31 May 1981, The Sunday Press (Binghamton, NY), pg. 2-A, cols. 3-4:
Is Cleveland a prune of a plum?
CLEVELAND -- New York has its Big Apple symbol, and now Cleveland, tired of its image as an industrial city with little to offer but financial problems, is trying to brighten its prune image -- with a plum.

A seven-day effort dubbed "Cleveland's a Plum Week" gets underway today to promote Ohio's largest city as a great place.

The campaign by city officials and the Cleveland Plain Dealer got its unofficial kickoff Friday when young women wearing plum-colored T-shirts bearing a plum logo passed out 10,000 plum buttons to noontime shoppers and office workers downtown.

T-shirts, tote bags and posters go on sale tomorrow, and commercials will pump up the plum campaign.

Newspapers.com
31 August 1984, Detroit (MI) Free Press, "Cleveland is looking for love in a new slogan" by James Barron (New York Times), pg. 10A, col. 4:
They were unhappy with the plum phrase, which has been Cleveland's unofficial motto for more than a year.

Victor Zalupo, who head the coalition, maintains that 'Cleveland's a plum" was "a poor imitation of New York and its Big Apple image."

"The trouble is," he said, "everyone knows plums are much less interesting than apples."

Salvatore Federico (archived from October 30, 2003)
1983 Big Plum—Big Apple
Kuban Gallery, Cleveland, OH

Cleveland magazine
No Plums Allowed
We challenged five local ad agencies to devise a campaign for marketing Cleveland. There was only one rule.

July 23, 2004
Story:
Lane Strauss
Steve Gleydura
Looking back on it now, our city must have been plum crazy.

Sure, it didn't take long for the "New York's the Big Apple, but Cleveland's a Plum" advertising campaign to look ripe for the pickin'. Mock it all you like. Call it rotten. Call it the pits. Break out the prune jokes.

But back in 1981, with our civic insecurities running on overdrive (or maybe on a snootful of plum wine), The Plain Dealer and its ad agency, Nelson Stern Advertising, wanted to share the city's bounty.
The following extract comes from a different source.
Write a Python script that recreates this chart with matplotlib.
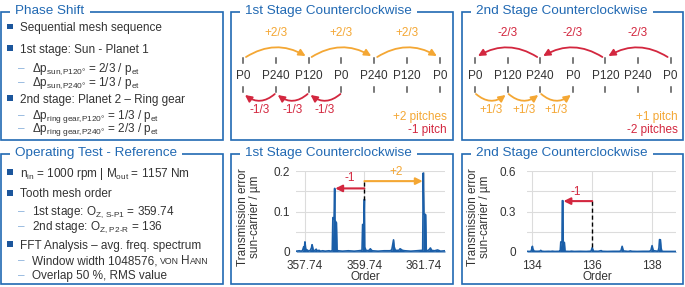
import matplotlib
matplotlib.use("Agg")
import matplotlib.pyplot as plt
from matplotlib.patches import Rectangle, FancyArrowPatch

plt.rcParams['font.family'] = ['Liberation Sans', 'DejaVu Sans']
plt.rcParams['mathtext.fontset'] = 'custom'
plt.rcParams['mathtext.rm'] = 'Liberation Sans'
plt.rcParams['mathtext.it'] = 'Liberation Sans'
plt.rcParams['mathtext.default'] = 'regular'

BLUE = '#2169b3'
DARK = '#1c569c'
DASH = '#8db3dc'
ORANGE = '#f4a734'
RED = '#d3273f'
BAR = '#1a5ea8'
GRID = '#dcdcdc'
TXT = '#333333'

# =========================
# DATA
# =========================
seq_stage1 = ["P0", "P240", "P120", "P0", "P240", "P120", "P0"]
seq_stage2 = ["P0", "P120", "P240", "P0", "P120", "P240", "P0"]
hops1_big = [(0, 2), (2, 4), (4, 6)]      # +2/3 each
hops1_small = [(1, 0), (2, 1), (3, 2)]    # -1/3 each
hops2_big = [(2, 0), (4, 2), (6, 4)]      # -2/3 each
hops2_small = [(0, 1), (1, 2), (2, 3)]    # +1/3 each

# spectrum 1st stage (order, transmission error in um)
order_s1 = [357.45, 357.55, 357.62, 357.66, 357.70, 357.72, 357.74, 357.76, 357.78,
            357.82, 357.86, 357.92, 357.96, 357.98, 358.00, 358.02, 358.06, 358.12,
            358.14, 358.22, 358.26, 358.34, 358.42, 358.55, 358.62, 358.66, 358.68,
            358.72, 358.74, 358.75, 358.80, 358.82, 358.86, 359.00, 359.20, 359.40,
            359.55, 359.66, 359.68, 359.72, 359.74, 359.75, 359.80, 359.90, 359.94,
            359.96, 360.00, 360.20, 360.40, 360.60, 360.66, 360.68, 360.72, 360.74,
            360.78, 360.90, 360.94, 360.98, 361.02, 361.10, 361.30, 361.50, 361.66,
            361.70, 361.72, 361.74, 361.80, 361.82, 361.86, 361.92, 361.96, 362.00,
            362.10, 362.20, 362.30, 362.45]
te_s1 = [0.002, 0.003, 0.002, 0.004, 0.013, 0.006, 0.025, 0.012, 0.003,
         0.005, 0.002, 0.004, 0.010, 0.018, 0.012, 0.004, 0.003, 0.007,
         0.003, 0.004, 0.002, 0.003, 0.002, 0.003, 0.002, 0.004, 0.085,
         0.082, 0.157, 0.078, 0.072, 0.004, 0.003, 0.002, 0.003, 0.002,
         0.003, 0.004, 0.068, 0.066, 0.130, 0.012, 0.003, 0.004, 0.008,
         0.006, 0.003, 0.002, 0.003, 0.003, 0.005, 0.013, 0.030, 0.013,
         0.004, 0.004, 0.008, 0.006, 0.004, 0.003, 0.002, 0.003, 0.004,
         0.004, 0.195, 0.095, 0.092, 0.004, 0.003, 0.006, 0.010, 0.004,
         0.003, 0.005, 0.002, 0.003]
ticks_s1 = [357.74, 359.74, 361.74]

# spectrum 2nd stage
order_s2 = [133.82, 133.90, 133.96, 134.00, 134.02, 134.06, 134.15, 134.25,
            134.28, 134.31, 134.40, 134.55, 134.62, 134.66, 134.75, 134.90, 134.93,
            134.95, 134.99, 135.00, 135.02, 135.03, 135.07, 135.09, 135.25, 135.30,
            135.40, 135.60, 135.80, 135.96, 136.00, 136.04, 136.20, 136.30, 136.34,
            136.50, 136.70, 136.90, 136.96, 137.00, 137.04, 137.20, 137.28, 137.32,
            137.50, 137.70, 137.90, 137.96, 138.00, 138.04, 138.20, 138.23, 138.25,
            138.28, 138.30, 138.33, 138.40, 138.60, 138.80]
te_s2 = [0.005, 0.004, 0.006, 0.042, 0.020, 0.006, 0.005, 0.006,
         0.012, 0.006, 0.004, 0.005, 0.004, 0.006, 0.004, 0.005, 0.005,
         0.075, 0.072, 0.380, 0.380, 0.075, 0.070, 0.005, 0.004, 0.006,
         0.004, 0.005, 0.004, 0.006, 0.032, 0.006, 0.005, 0.010, 0.005,
         0.004, 0.005, 0.005, 0.008, 0.042, 0.008, 0.004, 0.008, 0.005,
         0.004, 0.005, 0.005, 0.010, 0.047, 0.010, 0.005, 0.030, 0.092,
         0.090, 0.030, 0.005, 0.004, 0.004, 0.004]
ticks_s2 = [134, 136, 138]

fig = plt.figure(figsize=(6.85, 2.87), dpi=100)
bg = fig.add_axes([0, 0, 1, 1])
bg.set_xlim(0, 685)
bg.set_ylim(287, 0)
bg.axis('off')


def panel(x0, y0, x1, y1, title):
    bg.add_patch(Rectangle((x0, y0), x1 - x0, y1 - y0, fill=False, ec=BLUE, lw=1.2))
    bg.text(x0 + 14, y0 - 1, title, color=BLUE, fontsize=9.7, va='center', ha='left',
            bbox=dict(fc='white', ec='none', boxstyle='square,pad=0.4'))


def bullet(y, s):
    bg.add_patch(Rectangle((7.3, y - 7.3), 6, 5.8, color=DARK, lw=0))
    bg.text(20, y, s, fontsize=8.5, va='baseline', color=TXT)


def sub(y, s):
    bg.text(18.5, y + 0.5, "–", fontsize=8.5, va='baseline', color=DASH)
    bg.text(32, y, s, fontsize=8.5, va='baseline', color=TXT)


def chain(x, y, parts):
    r = fig.canvas.get_renderer()
    for s, size, gap in parts:
        t = bg.text(x, y, s, fontsize=size, va='baseline', color=TXT)
        bb = t.get_window_extent(renderer=r)
        x = bg.transData.inverted().transform((bb.x1, 0))[0] + gap


panel(1, 12, 223, 140, "Phase Shift")
panel(231, 12, 453, 140, "1st Stage Counterclockwise")
panel(462, 12, 683, 140, "2nd Stage Counterclockwise")
panel(1, 154, 223, 284, "Operating Test - Reference")
panel(231, 154, 453, 284, "1st Stage Counterclockwise")
panel(462, 154, 683, 284, "2nd Stage Counterclockwise")

# ---- phase shift text
bullet(31, "Sequential mesh sequence")
bullet(52.5, "1st stage: Sun - Planet 1")
sub(72, r"Δp$_{\text{sun,P120°}}$ = 2/3 / p$_{\text{et}}$")
sub(85.5, r"Δp$_{\text{sun,P240°}}$ = 1/3 / p$_{\text{et}}$")
bullet(102.5, "2nd stage: Planet 2 – Ring gear")
sub(118.5, r"Δp$_{\text{ring gear,P120°}}$ = 1/3 / p$_{\text{et}}$")
sub(132, r"Δp$_{\text{ring gear,P240°}}$ = 2/3 / p$_{\text{et}}$")

# ---- operating test text
bullet(176.5, r"n$_{\text{in}}$ = 1000 rpm | M$_{\text{out}}$ = 1157 Nm")
bullet(197, "Tooth mesh order")
sub(215, r"1st stage: O$_{\text{Z, S-P1}}$ = 359.74")
sub(230, r"2nd stage: O$_{\text{Z, P2-R}}$ = 136")
bullet(248.5, "FFT Analysis – avg. freq. spectrum")
bg.text(18.5, 264.5, "–", fontsize=8.5, va='baseline', color=DASH)
chain(32, 264, [("Window width 1048576,", 8.5, 2.5), ("VON", 6.3, 2.5),
                ("H", 8.5, 0), ("ANN", 6.3, 0)])
sub(278.5, "Overlap 50 %, RMS value")


# ---- pitch diagrams
def diagram(x0, step, seq, big, small, cbig, csmall, lbig, lsmall, legend):
    xs = [x0 + step * i for i in range(len(seq))]
    for x, lab in zip(xs, seq):
        bg.text(x, 76, lab, fontsize=8.5, ha='center', va='center', color=TXT)
        bg.plot([x, x], [58, 63], color='#555555', lw=1.1)
        bg.plot([x, x], [87, 92], color='#555555', lw=1.1)
    for a, b in big:
        sgn = 1 if b > a else -1
        bg.add_patch(FancyArrowPatch((xs[a] + 3 * sgn, 57), (xs[b] - 3 * sgn, 56),
                                     connectionstyle=f"arc3,rad={-0.3 * sgn}",
                                     arrowstyle='-|>', mutation_scale=10,
                                     color=cbig, lw=1.3, shrinkA=0, shrinkB=0))
        bg.text((xs[a] + xs[b]) / 2, 33, lbig, fontsize=8.5, ha='center',
                va='center', color=cbig)
    for a, b in small:
        sgn = 1 if b > a else -1
        bg.add_patch(FancyArrowPatch((xs[a] + 1 * sgn, 94), (xs[b] - 2 * sgn, 95),
                                     connectionstyle=f"arc3,rad={0.4 * sgn}",
                                     arrowstyle='-|>', mutation_scale=10,
                                     color=csmall, lw=1.3, shrinkA=0, shrinkB=0))
        bg.text((xs[a] + xs[b]) / 2, 110, lsmall, fontsize=8.5, ha='center',
                va='center', color=csmall)
    xr = legend[0]
    bg.text(xr, 117, legend[1], fontsize=8.5, ha='right', va='center', color=ORANGE)
    bg.text(xr, 129.5, legend[2], fontsize=8.5, ha='right', va='center', color=RED)


diagram(243, 32.8, seq_stage1, hops1_big, hops1_small, ORANGE, RED, "+2/3", "-1/3",
        (447, "+2 pitches", "-1 pitch"))
diagram(475, 32.6, seq_stage2, hops2_big, hops2_small, RED, ORANGE, "-2/3", "+1/3",
        (678, "+1 pitch", "-2 pitches"))


# ---- spectra
def spectrum(left, orders, te, xlim, ylim, yt, ymin, xt, ypad, ylab_x, xlab_x):
    ax = fig.add_axes([left / 685, (287 - 252) / 287, 149 / 685, 81 / 287])
    ax.set_facecolor('none')
    ax.fill_between(orders, te, color=BAR, lw=0, zorder=3)
    ax.plot(orders, te, color=BAR, lw=1.2, zorder=3)
    ax.set_xlim(*xlim)
    ax.set_ylim(*ylim)
    ax.set_xticks(xt)
    ax.set_xticklabels([f"{t:g}" for t in xt])
    ax.set_yticks(yt)
    ax.set_yticklabels([f"{t:g}" for t in yt])
    ax.set_yticks(ymin, minor=True)
    ax.grid(axis='y', which='both', color=GRID, lw=0.8)
    ax.grid(axis='x', which='major', color=GRID, lw=0.8)
    ax.set_axisbelow(True)
    for s in ax.spines.values():
        s.set_visible(False)
    ax.tick_params(which='both', length=0, labelsize=8.5, colors=TXT)
    ax.tick_params(axis='x', pad=6)
    ax.tick_params(axis='y', pad=ypad)
    ax.set_ylabel("Transmission error\nsun-carrier / µm", fontsize=8.5, color=TXT,
                  linespacing=1.1, ha='center', va='center')
    ax.yaxis.set_label_coords((ylab_x - left) / 149, (252 - 217) / 81)
    ax.set_xlabel("Order", fontsize=8.5, color=TXT, va='center')
    ax.xaxis.set_label_coords(xlab_x, -(277.5 - 252) / 81)
    return ax


ax1 = spectrum(296, order_s1, te_s1, (357.44, 362.45), (0, 0.2), [0, 0.1, 0.2],
               [0.05, 0.15], ticks_s1, 4.3, 249, 0.466)
ref1 = ticks_s1[1]
ax1.plot([ref1, ref1], [0.128, 0.175], color='k', lw=1, ls=(0, (3, 2)), zorder=4)
ax1.annotate("", xy=(ref1 - 1 + 0.02, 0.157), xytext=(ref1, 0.157),
             arrowprops=dict(arrowstyle='-|>', color=RED, lw=1.5, mutation_scale=10,
                             shrinkA=0, shrinkB=0), zorder=5)
ax1.annotate("", xy=(ref1 + 2 - 0.04, 0.175), xytext=(ref1, 0.175),
             arrowprops=dict(arrowstyle='-|>', color=ORANGE, lw=1.5, mutation_scale=10,
                             shrinkA=0, shrinkB=0), zorder=5)
ax1.text(ref1 - 0.5, 0.182, "-1", color=RED, fontsize=8.5, ha='center', va='center')
ax1.text(ref1 + 1.05, 0.197, "+2", color=ORANGE, fontsize=8.5, ha='center', va='center')

ax2 = spectrum(527, order_s2, te_s2, (133.82, 138.8), (0, 0.6), [0, 0.3, 0.6],
               [0.15, 0.45], ticks_s2, 8, 479, 0.473)
ref2 = ticks_s2[1]
ax2.plot([ref2, ref2], [0.035, 0.377], color='k', lw=1, ls=(0, (3, 2)), zorder=4)
ax2.annotate("", xy=(ref2 - 1 + 0.04, 0.377), xytext=(ref2, 0.377),
             arrowprops=dict(arrowstyle='-|>', color=RED, lw=1.5, mutation_scale=10,
                             shrinkA=0, shrinkB=0), zorder=5)
ax2.text(ref2 - 0.55, 0.447, "-1", color=RED, fontsize=8.5, ha='center', va='center')

fig.savefig("out.png", dpi=100)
A Moving Tale, or Going West by Ross Chamberlain (archived from October 13, 2004)
ONCE UPON A TIME, long ago in the early Spring of 1992, there was a couple that, all unwillingly, lived far apart, he on the easternmost coast of the country, in the City of the Big Apple (also known as Gotham, the Summer Ashtray, or even New York, New York--"The City so nice, they named it twice"), and she some 500 miles away, on the southern banks of a great lake in the northern middle of the nation, in a city sometimes called the Big Plum, the Mistake on the Lake, or, alternatively, Cleveland.